• [OBJECTIVE]: Extract all lines in the data that contain the word "Apache".
================================
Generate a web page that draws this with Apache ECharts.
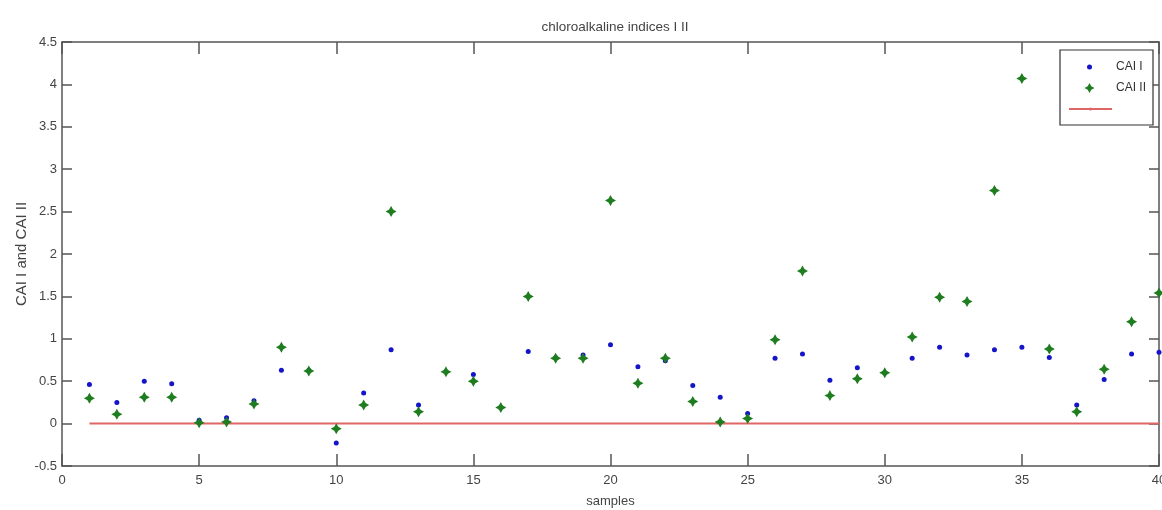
<!DOCTYPE html>
<html>
<head>
<meta charset="utf-8">
<title>chloroalkaline indices I II</title>
<script src="https://cdn.jsdelivr.net/npm/echarts@6/dist/echarts.min.js"></script>
<style>
  html, body { margin: 0; padding: 0; background: #fff; }
  #main { width: 1162px; height: 510px; }
</style>
</head>
<body>
<div id="main"></div>
<script>
// sample numbers (x)
var samples = [1, 2, 3, 4, 5, 6, 7, 8, 9, 10, 11, 12, 13, 14, 15, 16, 17, 18, 19, 20,
  21, 22, 23, 24, 25, 26, 27, 28, 29, 30, 31, 32, 33, 34, 35, 36, 37, 38, 39, 40];
// CAI I values (blue dots)
var caiI = [0.46, 0.25, 0.50, 0.47, 0.04, 0.07, 0.27, 0.63, 0.63, -0.23,
  0.36, 0.87, 0.22, 0.61, 0.58, 0.19, 0.85, 0.78, 0.81, 0.93,
  0.67, 0.74, 0.45, 0.31, 0.12, 0.77, 0.82, 0.51, 0.66, 0.60,
  0.77, 0.90, 0.81, 0.87, 0.90, 0.78, 0.22, 0.52, 0.82, 0.84];
// CAI II values (green stars)
var caiII = [0.30, 0.11, 0.31, 0.31, 0.01, 0.02, 0.23, 0.90, 0.62, -0.06,
  0.22, 2.50, 0.14, 0.61, 0.50, 0.19, 1.50, 0.77, 0.77, 2.63,
  0.475, 0.77, 0.26, 0.02, 0.06, 0.99, 1.80, 0.33, 0.53, 0.60,
  1.02, 1.49, 1.44, 2.75, 4.07, 0.88, 0.14, 0.64, 1.20, 1.54];
// reference line at zero
var zeroLine = [0, 0, 0, 0, 0, 0, 0, 0, 0, 0, 0, 0, 0, 0, 0, 0, 0, 0, 0, 0,
  0, 0, 0, 0, 0, 0, 0, 0, 0, 0, 0, 0, 0, 0, 0, 0, 0, 0, 0, 0];

var starPath = 'path://M0,-5 L1.8,-1.8 L5,0 L1.8,1.8 L0,5 L-1.8,1.8 L-5,0 L-1.8,-1.8 Z';
// legend icons padded to the full 43px icon box so they sit centred
var dotIcon = 'path://M0,0 M43,6 M24,3 A2.5,2.5 0 1 1 19,3 A2.5,2.5 0 1 1 24,3 Z';
var starIcon = 'path://M0,0 M43,10 M21.5,0 L23.3,3.2 L26.5,5 L23.3,6.8 L21.5,10 L19.7,6.8 L16.5,5 L19.7,3.2 Z';
var axisColor = '#555';
var font = 'Liberation Sans';

function pairs(xs, ys) {
  return xs.map(function (x, i) { return [x, ys[i]]; });
}

function baseAxis(pos, isX) {
  return {
    type: 'value',
    position: pos,
    min: isX ? 0 : -0.5,
    max: isX ? 40 : 4.5,
    interval: isX ? 5 : 0.5,
    axisLine: { show: true, onZero: false, lineStyle: { color: axisColor, width: 1.5 } },
    axisTick: { show: true, inside: true, length: isX ? 12 : 10, lineStyle: { color: axisColor, width: 1.5 } },
    splitLine: { show: false },
    axisLabel: { show: false }
  };
}

var chart = echarts.init(document.getElementById('main'));

var xBottom = baseAxis('bottom', true);
xBottom.axisLabel = { show: true, color: '#444', fontSize: 13, fontFamily: font, margin: 8 };
xBottom.name = 'samples';
xBottom.nameLocation = 'middle';
xBottom.nameGap = 29;
xBottom.nameMoveOverlap = false;
xBottom.nameTextStyle = { color: '#444', fontSize: 13, fontFamily: font };

var yLeft = baseAxis('left', false);
yLeft.axisLabel = { show: true, color: '#444', fontSize: 13, fontFamily: font, margin: 5 };
yLeft.name = 'CAI I and CAI II';
yLeft.nameLocation = 'middle';
yLeft.nameGap = 33;
yLeft.nameMoveOverlap = false;
yLeft.nameTextStyle = { color: '#444', fontSize: 15, fontFamily: font };

var legendText = { color: '#333', fontSize: 12, fontFamily: font };

chart.setOption({
  animation: false,
  backgroundColor: '#fff',
  title: {
    text: 'chloroalkaline indices I II',
    left: 610,
    textAlign: 'center',
    top: 15,
    textStyle: { color: '#444', fontSize: 13.5, fontWeight: 'normal', fontFamily: font }
  },
  grid: { left: 62, right: 3, top: 42, bottom: 44, containLabel: false, outerBoundsMode: 'none' },
  xAxis: [xBottom, baseAxis('top', true)],
  yAxis: [yLeft, baseAxis('right', false)],
  graphic: [{
    type: 'rect',
    z: 3,
    shape: { x: 1060, y: 50, width: 93, height: 75 },
    style: { fill: '#fff', stroke: '#333', lineWidth: 1.2 }
  }],
  legend: [
    {
      data: [{ name: 'CAI I', icon: dotIcon }],
      left: 1068, top: 61, padding: 0, z: 5,
      itemWidth: 43, itemHeight: 6, textStyle: legendText, selectedMode: false
    },
    {
      data: [{ name: 'CAI II', icon: starIcon }],
      left: 1068, top: 82, padding: 0, z: 5,
      itemWidth: 43, itemHeight: 10, textStyle: legendText, selectedMode: false
    },
    {
      data: ['zero'],
      left: 1068, top: 107, padding: 0, z: 5,
      itemWidth: 43, itemHeight: 4, textStyle: legendText, selectedMode: false,
      formatter: function () { return ''; }
    }
  ],
  series: [
    {
      name: 'zero',
      type: 'line',
      data: pairs(samples, zeroLine),
      symbol: 'none',
      lineStyle: { color: '#e06666', width: 2 },
      itemStyle: { color: '#e06666' },
      z: 1
    },
    {
      name: 'CAI I',
      type: 'scatter',
      data: pairs(samples, caiI),
      symbol: 'circle',
      symbolSize: 5,
      itemStyle: { color: '#1414c8', opacity: 1 },
      z: 2
    },
    {
      name: 'CAI II',
      type: 'scatter',
      data: pairs(samples, caiII),
      symbol: starPath,
      symbolSize: 11,
      symbolKeepAspect: true,
      itemStyle: { color: '#1e7d1e', opacity: 1 },
      z: 3
    }
  ]
});
</script>
</body>
</html>
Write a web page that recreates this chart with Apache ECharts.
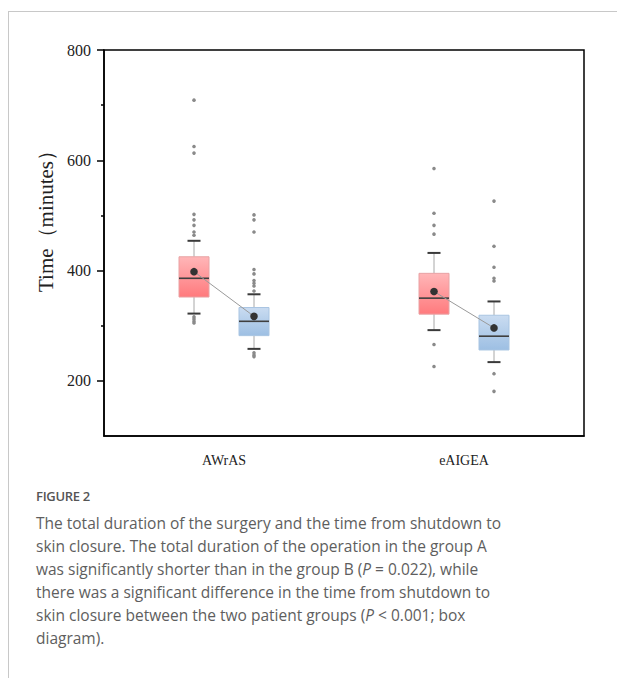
<!DOCTYPE html>
<html>
<head>
<meta charset="utf-8">
<script src="https://cdn.jsdelivr.net/npm/echarts@6/dist/echarts.min.js"></script>
<style>
  html, body { margin: 0; padding: 0; background: #fff; }
  #wrap { position: relative; width: 617px; height: 678px; overflow: hidden; }
  #frame { position: absolute; left: 8px; top: 11px; width: 700px; height: 700px;
           border-left: 1px solid #c8c8c8; border-top: 1px solid #c8c8c8; }
  #chart { position: absolute; left: 0; top: 0; width: 617px; height: 480px; }
  #figlabel { position: absolute; left: 36px; top: 487px; font-family: "Open Sans", sans-serif;
              font-size: 13px; font-weight: 600; color: #555; letter-spacing: -0.3px; }
  #caption { position: absolute; left: 36px; top: 512px; font-family: "Open Sans", sans-serif;
             font-size: 15.5px; line-height: 23px; color: #5e5e5e; white-space: nowrap; }
</style>
</head>
<body>
<div id="wrap">
  <div id="frame"></div>
  <div id="chart"></div>
  <div id="figlabel">FIGURE 2</div>
  <div id="caption">The total duration of the surgery and the time from shutdown to<br>skin closure. The total duration of the operation in the group A<br>was significantly shorter than in the group B (<i>P</i> = 0.022), while<br>there was a significant difference in the time from shutdown to<br>skin closure between the two patient groups (<i>P</i> &lt; 0.001; box<br>diagram).</div>
</div>
<script>
// ---- data ----
const categories = ['AWrAS', 'eAIGEA'];
// [min whisker, Q1, median, Q3, max whisker]
const redBoxStats = [[322, 352, 386, 425, 454], [292, 321, 350, 395, 432]];
const blueBoxStats = [[258, 282, 308, 333, 357], [234, 256, 281, 319, 344]];
const redMeans = [398, 362];
const blueMeans = [317, 296];
const redOutliers = [[709, 625, 613, 502, 492, 482, 470, 464, 316, 312, 308, 305], [585, 504, 482, 466, 266, 226]];
const blueOutliers = [[501, 492, 470, 402, 394, 382, 377, 372, 363, 251, 247, 244], [526, 444, 406, 386, 381, 213, 181]];
const yMajorTicks = [200, 400, 600, 800];
const yMinorTicks = [300, 500, 700];

// ---- rendering ----
const chart = echarts.init(document.getElementById('chart'), null, { renderer: 'svg' });

function boxData(stats) {
  return stats.map((s, i) => [i].concat(s));
}
function outlierData(list) {
  const out = [];
  list.forEach((vals, i) => vals.forEach(v => out.push([i, v])));
  return out;
}
const meanData = categories.map((c, i) => [i, redMeans[i], blueMeans[i]]);

function makeBoxRender(side, fillTop, fillBottom, border) {
  return function (params, api) {
    const cat = api.value(0);
    const band = api.size([1, 0])[0];
    const w = band * 0.125;
    const x = api.coord([cat, 0])[0] + side * band * 0.125;
    const Y = d => api.coord([cat, api.value(d)])[1];
    const yMin = Y(1), yQ1 = Y(2), yMed = Y(3), yQ3 = Y(4), yMax = Y(5);
    const capW = 13;
    const whisk = { stroke: '#a8a8a8', lineWidth: 1 };
    const cap = { stroke: '#3a3a3a', lineWidth: 2 };
    return {
      type: 'group',
      children: [
        { type: 'line', shape: { x1: x, y1: yMax, x2: x, y2: yQ3 }, style: whisk },
        { type: 'line', shape: { x1: x, y1: yQ1, x2: x, y2: yMin }, style: whisk },
        { type: 'line', shape: { x1: x - capW / 2, y1: yMax, x2: x + capW / 2, y2: yMax }, style: cap },
        { type: 'line', shape: { x1: x - capW / 2, y1: yMin, x2: x + capW / 2, y2: yMin }, style: cap },
        {
          type: 'rect',
          shape: { x: x - w / 2, y: yQ3, width: w, height: yQ1 - yQ3 },
          style: {
            fill: new echarts.graphic.LinearGradient(0, 0, 0, 1, [
              { offset: 0, color: fillTop }, { offset: 1, color: fillBottom }
            ]),
            stroke: border, lineWidth: 1
          }
        },
        { type: 'line', shape: { x1: x - w / 2, y1: yMed, x2: x + w / 2, y2: yMed }, style: { stroke: '#3f3f3f', lineWidth: 1.6 } }
      ]
    };
  };
}

function makeOutlierRender(side) {
  return function (params, api) {
    const cat = api.value(0);
    const band = api.size([1, 0])[0];
    const p = api.coord([cat, api.value(1)]);
    const x = p[0] + side * band * 0.125;
    return {
      type: 'circle',
      shape: { cx: x, cy: p[1], r: 1.8 },
      style: { fill: '#8a8a8a' }
    };
  };
}

function meanRender(params, api) {
  const cat = api.value(0);
  const band = api.size([1, 0])[0];
  const pa = api.coord([cat, api.value(1)]);
  const pb = api.coord([cat, api.value(2)]);
  const xa = pa[0] - band * 0.125;
  const xb = pb[0] + band * 0.125;
  return {
    type: 'group',
    children: [
      { type: 'line', shape: { x1: xa, y1: pa[1], x2: xb, y2: pb[1] }, style: { stroke: '#9a9a9a', lineWidth: 1 } },
      { type: 'circle', shape: { cx: xa, cy: pa[1], r: 3.8 }, style: { fill: '#333' } },
      { type: 'circle', shape: { cx: xb, cy: pb[1], r: 3.8 }, style: { fill: '#333' } }
    ]
  };
}

const serif = '"Liberation Serif", "Times New Roman", serif';

chart.setOption({
  animation: false,
  textStyle: { fontFamily: serif },
  grid: { left: 104, top: 50, width: 480, height: 386, show: true, borderColor: '#000', borderWidth: 1.5, backgroundColor: 'transparent' },
  xAxis: {
    type: 'category',
    data: categories,
    boundaryGap: true,
    axisLine: { lineStyle: { color: '#000', width: 1.5 } },
    axisTick: { alignWithLabel: true, length: 6, lineStyle: { color: '#000', width: 1.5 } },
    axisLabel: { margin: 17, fontFamily: serif, fontSize: 14, color: '#222' },
    splitLine: { show: false }
  },
  yAxis: [
    {
      type: 'value', min: 100, max: 800, interval: 100,
      name: 'Time（minutes）',
      nameLocation: 'middle', nameGap: 48,
      nameTextStyle: { fontFamily: serif, fontSize: 21, color: '#222', padding: [0, 0, 0, 54] },
      axisLine: { show: true, lineStyle: { color: '#000', width: 1.5 } },
      axisTick: { show: true, length: 7, customValues: yMajorTicks, lineStyle: { color: '#000', width: 1.5 } },
      axisLabel: {
        margin: 13, fontFamily: serif, fontSize: 16, color: '#222',
        formatter: v => (yMajorTicks.indexOf(v) >= 0 ? String(v) : '')
      },
      splitLine: { show: false }
    },
    {
      type: 'value', min: 100, max: 800, position: 'left',
      axisLine: { show: false },
      axisTick: { show: true, length: 3, customValues: yMinorTicks, lineStyle: { color: '#000', width: 1.5 } },
      axisLabel: { show: false },
      splitLine: { show: false }
    }
  ],
  series: [
    { type: 'custom', name: 'red', data: boxData(redBoxStats), renderItem: makeBoxRender(-1, '#ffb6b8', '#ff7a7d', '#e8a2a4'), encode: { x: 0, y: [1, 2, 3, 4, 5] }, z: 2 },
    { type: 'custom', name: 'blue', data: boxData(blueBoxStats), renderItem: makeBoxRender(1, '#cadcf1', '#9dbfe3', '#a9c5e2'), encode: { x: 0, y: [1, 2, 3, 4, 5] }, z: 2 },
    { type: 'custom', name: 'redOut', data: outlierData(redOutliers), renderItem: makeOutlierRender(-1), encode: { x: 0, y: 1 }, z: 3 },
    { type: 'custom', name: 'blueOut', data: outlierData(blueOutliers), renderItem: makeOutlierRender(1), encode: { x: 0, y: 1 }, z: 3 },
    { type: 'custom', name: 'means', data: meanData, renderItem: meanRender, encode: { x: 0, y: [1, 2] }, z: 4 }
  ]
});
</script>
</body>
</html>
================================
• [SOLUTION TO THIS TASK]:
Generate a web page that draws this with Apache ECharts.
Write a web page that recreates this chart with Apache ECharts.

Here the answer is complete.